|Born: Jun 14, 1904 in the Bronx, New York|
|Died: Aug 27, 1971 (at age 67) in Stamford, Connecticut|
|Style: Documentary photographer|
Margaret Bourke-White was a New York-born photographer famous for her daring and dramatic photographs taken all over the world. Among her most famous photographs are of miners in South Africa, a view of Manhattan taken from a gargoyle on the Chrysler Building, and Mahatma Gandhi sitting behind his spinning wheel.
Margaret’s Early Life
Margaret Bourke-White was born in the Bronx. Her birth name was Margaret White and she only added the Bourke, her mother’s maiden name, when she was 23 years old. She took up photography while she was studying at Columbia University.
She also attended the University of Michigan, Purdue University, Western Reserve University, and finally Cornell University. While she was attending these colleges, she had a brief marriage. After she graduated from Cornell, she moved to Cleveland and opened her own photography studio.
Margaret’s Subject Matter
Because she concentrated on studies of architecture and industry, Bourke-White’s clients tended to be companies where somewhat hazardous work was performed, like the Otis Steel Company. Some of her clients were reluctant to let her photograph on their premises because she was a woman.
At first, her subject matter did not always show up on film the way she wanted. But she won the clients over with her intrepidness and improved her photographs with techniques like magnesium flares. The bold, monumental looks of her photographs helped make her famous.
During the Great Depression, Bourke-White photographed the victims of the Dust Bowl. At this time she was working for Fortune magazine. She met writer Erskine Caldwell during this time. He wrote Tobacco Road and other works.
They got married in 1939 and then divorced three years later. During their time together, they co-wrote a book about the Great Depression’s devastating impact on the southern United States and two other books.
First Female War Correspondent
Bourke-White was in the Soviet Union just as Germany attacked Moscow in 1941. Undaunted, she captured the devastation wrought by the bombing. Later, she traveled with the United States armed forces to Italy and Germany and continued to photograph even as she came under fire.
At the end of the war, she accompanied General Patton to Buchenwald where she photographed the survivors of the concentration camp. Though she had a reputation as being rather ruthless when it came to her photography, she was shaken by what she had seen during the war.
Bourke-White also went to India and Pakistan during the partition, a time of horrific violence. Still, as with Buchenwald, she photographed what she saw.

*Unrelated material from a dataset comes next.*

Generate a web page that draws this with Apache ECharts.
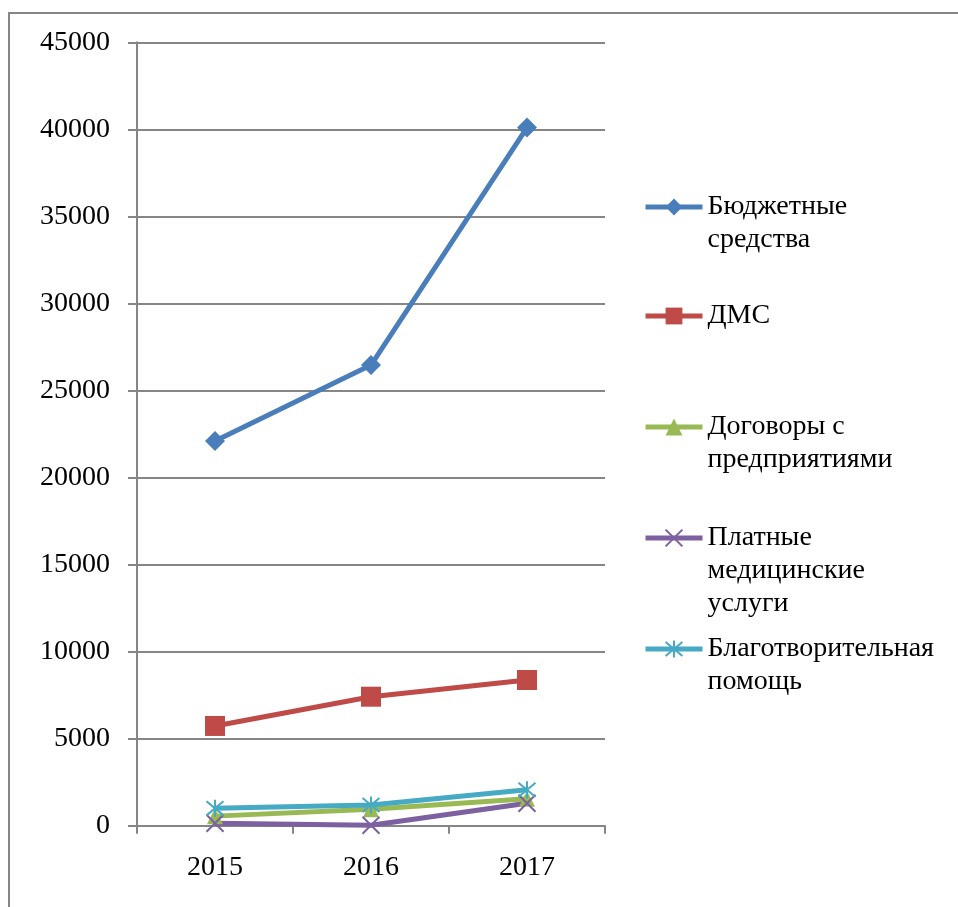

She also wrote several books, both with Caldwell and by herself.
Other Notable Accomplishments
Bourke-White first specialized in industrial photography and became an associate editor and photographer for Fortune magazine. She was also one of the first four staff photographers for Life magazine when it was founded in 1936.
Bourke-White contracted Parkinson’s Disease in 1953 and lived with it for 18 years. Still, she managed to write her autobiography. She died on August 27, 1971, from the effects of the disease.